-- DATA FOR PROCESSING --
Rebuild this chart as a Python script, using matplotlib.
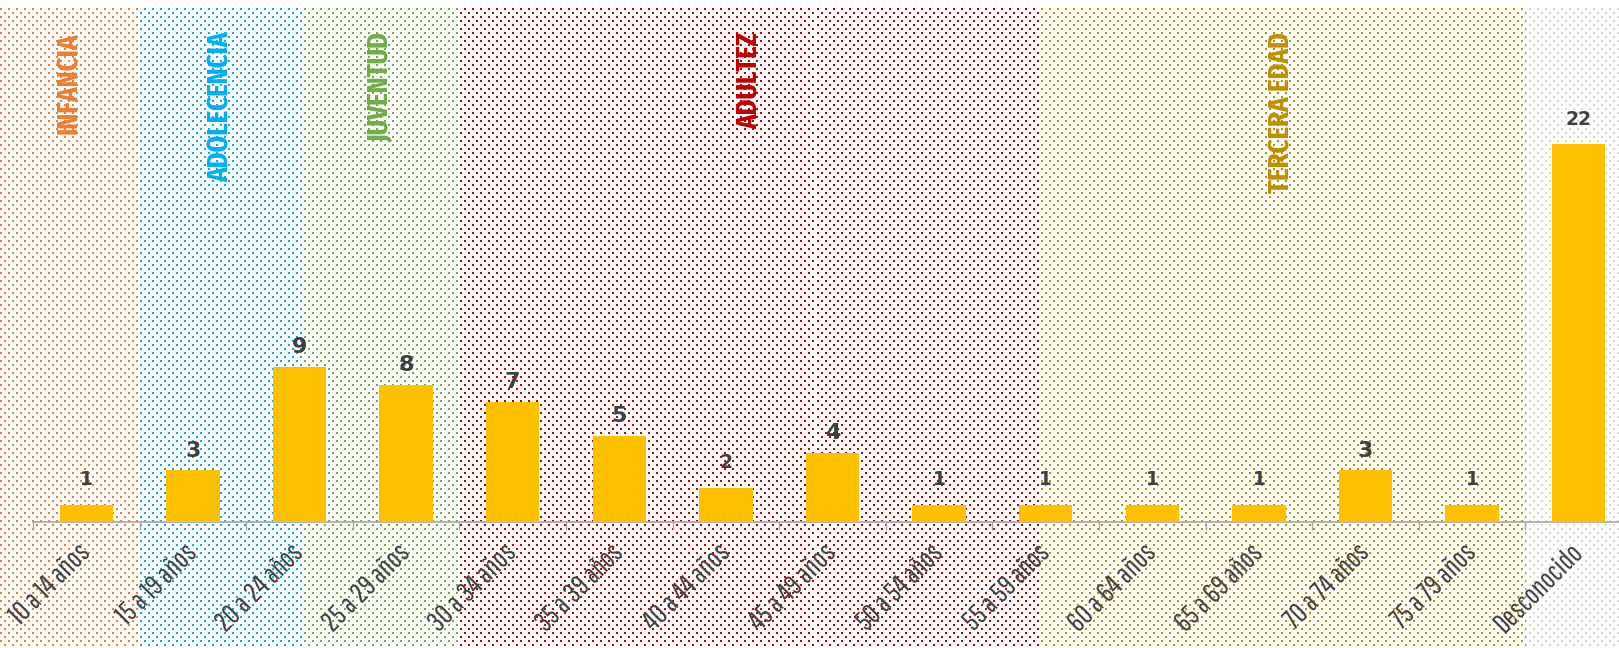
#!/usr/bin/env python3

import numpy as np
import matplotlib
matplotlib.use("Agg")
import matplotlib.pyplot as plt
from matplotlib import font_manager
from matplotlib.colors import to_rgb

categories = ["10 a 14 años", "15 a 19 años", "20 a 24 años", "25 a 29 años",
              "30 a 34 años", "35 a 39 años", "40 a 44 años", "45 a 49 años",
              "50 a 54 años", "55 a 59 años", "60 a 64 años", "65 a 69 años",
              "70 a 74 años", "75 a 79 años", "Desconocido"]
counts = [1, 3, 9, 8, 7, 5, 2, 4, 1, 1, 1, 1, 3, 1, 22]

stages = ["INFANCIA", "ADOLECENCIA", "JUVENTUD", "ADULTEZ", "TERCERA EDAD", ""]
stage_colours = ["#ED7D31", "#00B0F0", "#70AD47", "#C00000", "#BF9000", "#D9D9D9"]
# right edge of each stage band, in category units
stage_ends = [0.5, 2.03, 3.5, 8.93, 13.5, 99]

bar_colour = "#FFC000"
text_colour = "#404040"
axis_colour = "#A6A6A6"

W, H = 1619, 648
installed = {f.name for f in font_manager.fontManager.ttflist}


def pick(*names):
    for n in names:
        if n in installed:
            return n
    return "DejaVu Sans"


label_font = pick("Pathway Gothic One", "Saira Extra Condensed", "Fira Sans Extra Condensed",
                  "Pragati Narrow")
title_font = pick("Saira Extra Condensed", "Fira Sans Extra Condensed", "Oswald", "Fjalla One")


def fit_size(fig, sample, target_px, **kw):
    r = fig.canvas.get_renderer()
    t = fig.text(0, 0, sample, fontsize=10, **kw)
    w = t.get_window_extent(r).width
    t.remove()
    return 10 * target_px / w


def main():
    fig = plt.figure(figsize=(W / 100, H / 100), dpi=100)
    fig.patch.set_facecolor("white")

    # main axes: left edge at 33px, one category = 106.6px, one unit = 17.18px
    ax = fig.add_axes([33 / W, 126 / H, (W - 33) / W, 515 / H], zorder=2)
    ax.set_facecolor("none")
    xlim = (-0.5, -0.5 + (W - 33) / 106.6)
    ylim = (0, 515 / 17.18)
    ax.set_xlim(*xlim)
    ax.set_ylim(*ylim)

    # dotted background bands, drawn pixel by pixel
    bg_h = 640
    yy, xx = np.mgrid[0:bg_h, 0:W]
    dots = ((xx % 8 < 2) & (yy % 8 < 2)) | (((xx + 4) % 8 < 2) & ((yy + 4) % 8 < 2))
    inv = ax.transData.inverted()
    xdata = inv.transform(np.column_stack([np.arange(W) + 0.5, np.zeros(W)]))[:, 0]
    band = np.searchsorted(stage_ends, xdata)
    cols = np.array([to_rgb(c) for c in stage_colours])
    img = np.ones((bg_h, W, 3))
    col_img = cols[band][None, :, :].repeat(bg_h, axis=0)
    img[dots] = col_img[dots]

    bg = fig.add_axes([0, 0, 1, bg_h / H], zorder=0)
    bg.imshow(img, extent=(0, W, 0, bg_h), aspect="auto", interpolation="nearest")
    bg.set_xlim(0, W)
    bg.set_ylim(0, bg_h)
    bg.set_axis_off()

    # stage titles, centred in their band
    title_size = fit_size(fig, "INFANCIA", 101, family=title_font, fontweight="bold")
    edges_px = [0] + [ax.transData.transform((e, 0))[0] for e in stage_ends[:-1]]
    for i, (name, colour) in enumerate(zip(stages, stage_colours)):
        if not name:
            continue
        xc = (edges_px[i] + edges_px[i + 1]) / 2 / W
        fig.text(xc, 1 - 32 / H, name, rotation=90, ha="center", va="top",
                 color=colour, fontsize=title_size, fontweight="bold",
                 family=[title_font, "DejaVu Sans"], zorder=3)

    x = np.arange(len(categories))
    ax.bar(x, counts, width=0.5, color=bar_colour, zorder=3)
    for xi, c in zip(x, counts):
        big = 3 <= c <= 9
        ax.annotate(str(c), (xi, c), xytext=(0, 10 if big else 14), textcoords="offset points",
                    ha="center", va="baseline", fontsize=16 if big else 13.5,
                    fontweight="bold", color=text_colour)

    label_size = fit_size(fig, "10 a 14 años", 101, family=label_font)
    ax.set_xticks(x)
    ax.set_xticklabels(categories, rotation=45, ha="right", va="center",
                       rotation_mode="anchor", fontsize=label_size, color=text_colour,
                       family=[label_font, "DejaVu Sans"])
    ax.set_xticks(np.arange(-0.5, len(categories), 1), minor=True)
    ax.tick_params(axis="x", which="major", length=0, pad=19)
    ax.tick_params(axis="x", which="minor", length=6, width=1, color=axis_colour)
    ax.set_yticks([])
    # set_xticks may widen the view, so put the limits back
    ax.set_xlim(*xlim)
    ax.set_ylim(*ylim)
    for s in ("top", "left", "right"):
        ax.spines[s].set_visible(False)
    ax.spines["bottom"].set_color(axis_colour)
    ax.spines["bottom"].set_linewidth(1.2)

    fig.savefig("out.png", dpi=100)


if __name__ == "__main__":
    main()
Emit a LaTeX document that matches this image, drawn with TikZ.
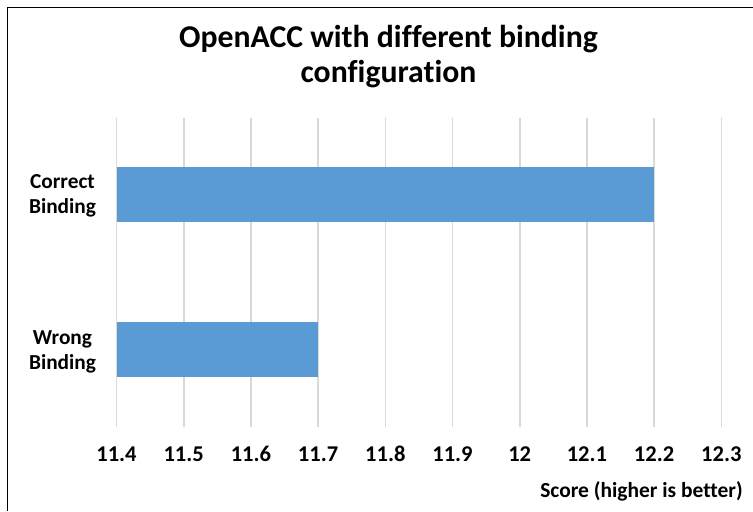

-- DESCRIPTION OF THE TASK --
Write out the data precisely as given, excluding the pictures.

-- CORRECT OUTPUT --
Rebuild this chart as a Python script, using matplotlib.
#!/usr/bin/env python3

import numpy as np
import matplotlib
matplotlib.use("Agg")
import matplotlib.pyplot as plt
from matplotlib import font_manager
from matplotlib.colors import to_rgb

categories = ["10 a 14 años", "15 a 19 años", "20 a 24 años", "25 a 29 años",
              "30 a 34 años", "35 a 39 años", "40 a 44 años", "45 a 49 años",
              "50 a 54 años", "55 a 59 años", "60 a 64 años", "65 a 69 años",
              "70 a 74 años", "75 a 79 años", "Desconocido"]
counts = [1, 3, 9, 8, 7, 5, 2, 4, 1, 1, 1, 1, 3, 1, 22]

stages = ["INFANCIA", "ADOLECENCIA", "JUVENTUD", "ADULTEZ", "TERCERA EDAD", ""]
stage_colours = ["#ED7D31", "#00B0F0", "#70AD47", "#C00000", "#BF9000", "#D9D9D9"]
# right edge of each stage band, in category units
stage_ends = [0.5, 2.03, 3.5, 8.93, 13.5, 99]

bar_colour = "#FFC000"
text_colour = "#404040"
axis_colour = "#A6A6A6"

W, H = 1619, 648
installed = {f.name for f in font_manager.fontManager.ttflist}


def pick(*names):
    for n in names:
        if n in installed:
            return n
    return "DejaVu Sans"


label_font = pick("Pathway Gothic One", "Saira Extra Condensed", "Fira Sans Extra Condensed",
                  "Pragati Narrow")
title_font = pick("Saira Extra Condensed", "Fira Sans Extra Condensed", "Oswald", "Fjalla One")


def fit_size(fig, sample, target_px, **kw):
    r = fig.canvas.get_renderer()
    t = fig.text(0, 0, sample, fontsize=10, **kw)
    w = t.get_window_extent(r).width
    t.remove()
    return 10 * target_px / w


def main():
    fig = plt.figure(figsize=(W / 100, H / 100), dpi=100)
    fig.patch.set_facecolor("white")

    # main axes: left edge at 33px, one category = 106.6px, one unit = 17.18px
    ax = fig.add_axes([33 / W, 126 / H, (W - 33) / W, 515 / H], zorder=2)
    ax.set_facecolor("none")
    xlim = (-0.5, -0.5 + (W - 33) / 106.6)
    ylim = (0, 515 / 17.18)
    ax.set_xlim(*xlim)
    ax.set_ylim(*ylim)

    # dotted background bands, drawn pixel by pixel
    bg_h = 640
    yy, xx = np.mgrid[0:bg_h, 0:W]
    dots = ((xx % 8 < 2) & (yy % 8 < 2)) | (((xx + 4) % 8 < 2) & ((yy + 4) % 8 < 2))
    inv = ax.transData.inverted()
    xdata = inv.transform(np.column_stack([np.arange(W) + 0.5, np.zeros(W)]))[:, 0]
    band = np.searchsorted(stage_ends, xdata)
    cols = np.array([to_rgb(c) for c in stage_colours])
    img = np.ones((bg_h, W, 3))
    col_img = cols[band][None, :, :].repeat(bg_h, axis=0)
    img[dots] = col_img[dots]

    bg = fig.add_axes([0, 0, 1, bg_h / H], zorder=0)
    bg.imshow(img, extent=(0, W, 0, bg_h), aspect="auto", interpolation="nearest")
    bg.set_xlim(0, W)
    bg.set_ylim(0, bg_h)
    bg.set_axis_off()

    # stage titles, centred in their band
    title_size = fit_size(fig, "INFANCIA", 101, family=title_font, fontweight="bold")
    edges_px = [0] + [ax.transData.transform((e, 0))[0] for e in stage_ends[:-1]]
    for i, (name, colour) in enumerate(zip(stages, stage_colours)):
        if not name:
            continue
        xc = (edges_px[i] + edges_px[i + 1]) / 2 / W
        fig.text(xc, 1 - 32 / H, name, rotation=90, ha="center", va="top",
                 color=colour, fontsize=title_size, fontweight="bold",
                 family=[title_font, "DejaVu Sans"], zorder=3)

    x = np.arange(len(categories))
    ax.bar(x, counts, width=0.5, color=bar_colour, zorder=3)
    for xi, c in zip(x, counts):
        big = 3 <= c <= 9
        ax.annotate(str(c), (xi, c), xytext=(0, 10 if big else 14), textcoords="offset points",
                    ha="center", va="baseline", fontsize=16 if big else 13.5,
                    fontweight="bold", color=text_colour)

    label_size = fit_size(fig, "10 a 14 años", 101, family=label_font)
    ax.set_xticks(x)
    ax.set_xticklabels(categories, rotation=45, ha="right", va="center",
                       rotation_mode="anchor", fontsize=label_size, color=text_colour,
                       family=[label_font, "DejaVu Sans"])
    ax.set_xticks(np.arange(-0.5, len(categories), 1), minor=True)
    ax.tick_params(axis="x", which="major", length=0, pad=19)
    ax.tick_params(axis="x", which="minor", length=6, width=1, color=axis_colour)
    ax.set_yticks([])
    # set_xticks may widen the view, so put the limits back
    ax.set_xlim(*xlim)
    ax.set_ylim(*ylim)
    for s in ("top", "left", "right"):
        ax.spines[s].set_visible(False)
    ax.spines["bottom"].set_color(axis_colour)
    ax.spines["bottom"].set_linewidth(1.2)

    fig.savefig("out.png", dpi=100)


if __name__ == "__main__":
    main()
Emit a LaTeX document that matches this image, drawn with TikZ.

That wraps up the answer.